** TASK REQUIREMENTS **
Quote from the first line below through the line that contains "const shownPercent = [93, 4, 3, 1, 0];", both included, and leave the pictures out.

** DATA SEGMENT **
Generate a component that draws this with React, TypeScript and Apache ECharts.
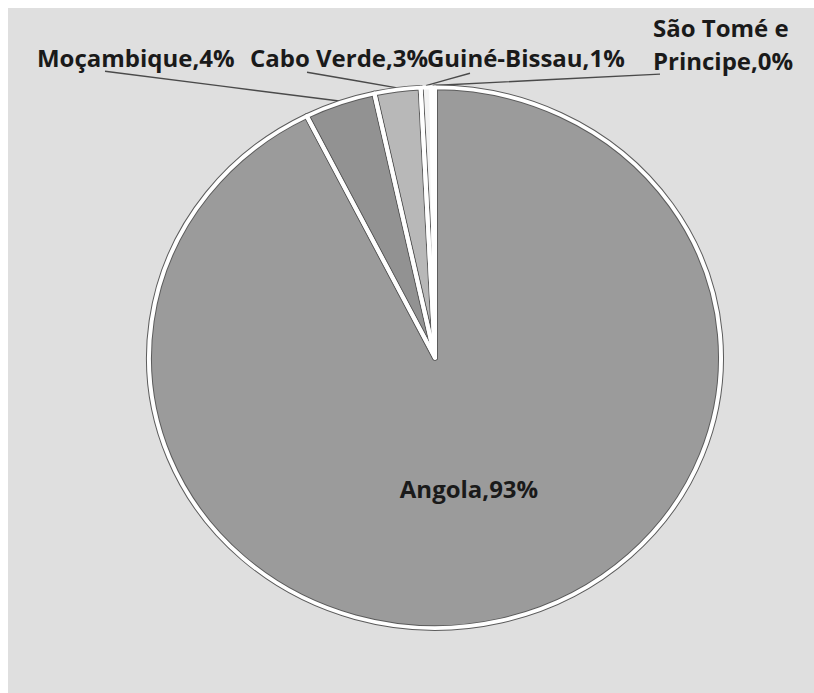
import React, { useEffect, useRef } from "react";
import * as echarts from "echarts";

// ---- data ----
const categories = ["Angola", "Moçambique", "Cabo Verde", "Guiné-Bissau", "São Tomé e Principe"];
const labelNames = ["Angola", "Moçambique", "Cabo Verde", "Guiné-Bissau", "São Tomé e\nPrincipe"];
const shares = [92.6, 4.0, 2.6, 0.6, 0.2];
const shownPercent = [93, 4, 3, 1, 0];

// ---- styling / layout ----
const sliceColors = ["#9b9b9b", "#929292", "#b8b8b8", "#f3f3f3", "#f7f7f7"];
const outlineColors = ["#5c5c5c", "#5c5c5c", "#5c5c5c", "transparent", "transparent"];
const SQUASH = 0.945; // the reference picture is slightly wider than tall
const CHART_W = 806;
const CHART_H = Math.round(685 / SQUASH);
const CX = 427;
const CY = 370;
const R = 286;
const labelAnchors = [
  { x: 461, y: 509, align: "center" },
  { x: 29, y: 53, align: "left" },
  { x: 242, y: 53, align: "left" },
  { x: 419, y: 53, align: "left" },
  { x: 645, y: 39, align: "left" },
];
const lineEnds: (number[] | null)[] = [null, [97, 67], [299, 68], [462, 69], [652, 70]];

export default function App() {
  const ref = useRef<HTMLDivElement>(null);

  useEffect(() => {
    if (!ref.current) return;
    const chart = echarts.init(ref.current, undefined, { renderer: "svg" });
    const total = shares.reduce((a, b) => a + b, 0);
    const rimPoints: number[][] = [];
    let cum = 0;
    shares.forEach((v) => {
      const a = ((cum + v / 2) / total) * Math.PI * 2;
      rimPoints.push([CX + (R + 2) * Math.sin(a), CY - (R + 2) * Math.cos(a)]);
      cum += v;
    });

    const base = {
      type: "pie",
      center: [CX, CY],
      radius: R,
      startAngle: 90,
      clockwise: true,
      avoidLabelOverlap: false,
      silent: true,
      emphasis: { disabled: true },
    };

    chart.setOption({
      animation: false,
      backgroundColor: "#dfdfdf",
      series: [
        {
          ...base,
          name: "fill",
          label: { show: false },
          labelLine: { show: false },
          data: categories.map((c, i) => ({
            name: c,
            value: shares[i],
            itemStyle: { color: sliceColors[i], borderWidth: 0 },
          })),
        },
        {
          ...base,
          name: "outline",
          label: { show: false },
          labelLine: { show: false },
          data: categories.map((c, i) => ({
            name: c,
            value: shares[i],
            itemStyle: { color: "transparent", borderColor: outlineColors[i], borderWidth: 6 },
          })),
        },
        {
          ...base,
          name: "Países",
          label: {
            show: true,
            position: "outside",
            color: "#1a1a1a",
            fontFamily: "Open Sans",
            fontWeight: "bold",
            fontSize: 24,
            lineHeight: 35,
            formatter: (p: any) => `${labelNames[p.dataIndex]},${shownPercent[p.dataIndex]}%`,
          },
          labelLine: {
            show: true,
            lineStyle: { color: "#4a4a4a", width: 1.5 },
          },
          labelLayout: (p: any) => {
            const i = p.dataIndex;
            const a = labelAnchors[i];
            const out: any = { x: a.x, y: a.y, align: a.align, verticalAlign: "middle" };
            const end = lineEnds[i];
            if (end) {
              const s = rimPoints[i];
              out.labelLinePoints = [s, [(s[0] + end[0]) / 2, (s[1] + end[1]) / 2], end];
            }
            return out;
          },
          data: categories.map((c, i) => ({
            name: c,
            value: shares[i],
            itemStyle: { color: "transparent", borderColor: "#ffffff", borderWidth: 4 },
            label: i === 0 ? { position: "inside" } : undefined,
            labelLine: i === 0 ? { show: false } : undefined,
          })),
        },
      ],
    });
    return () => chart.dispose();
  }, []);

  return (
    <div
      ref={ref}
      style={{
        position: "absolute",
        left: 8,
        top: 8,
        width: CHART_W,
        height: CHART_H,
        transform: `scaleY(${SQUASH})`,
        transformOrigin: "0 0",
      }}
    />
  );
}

** EXERCISE RESPONSE **
Generate a component that draws this with React, TypeScript and Apache ECharts.
import React, { useEffect, useRef } from "react";
import * as echarts from "echarts";

// ---- data ----
const categories = ["Angola", "Moçambique", "Cabo Verde", "Guiné-Bissau", "São Tomé e Principe"];
const labelNames = ["Angola", "Moçambique", "Cabo Verde", "Guiné-Bissau", "São Tomé e\nPrincipe"];
const shares = [92.6, 4.0, 2.6, 0.6, 0.2];
const shownPercent = [93, 4, 3, 1, 0];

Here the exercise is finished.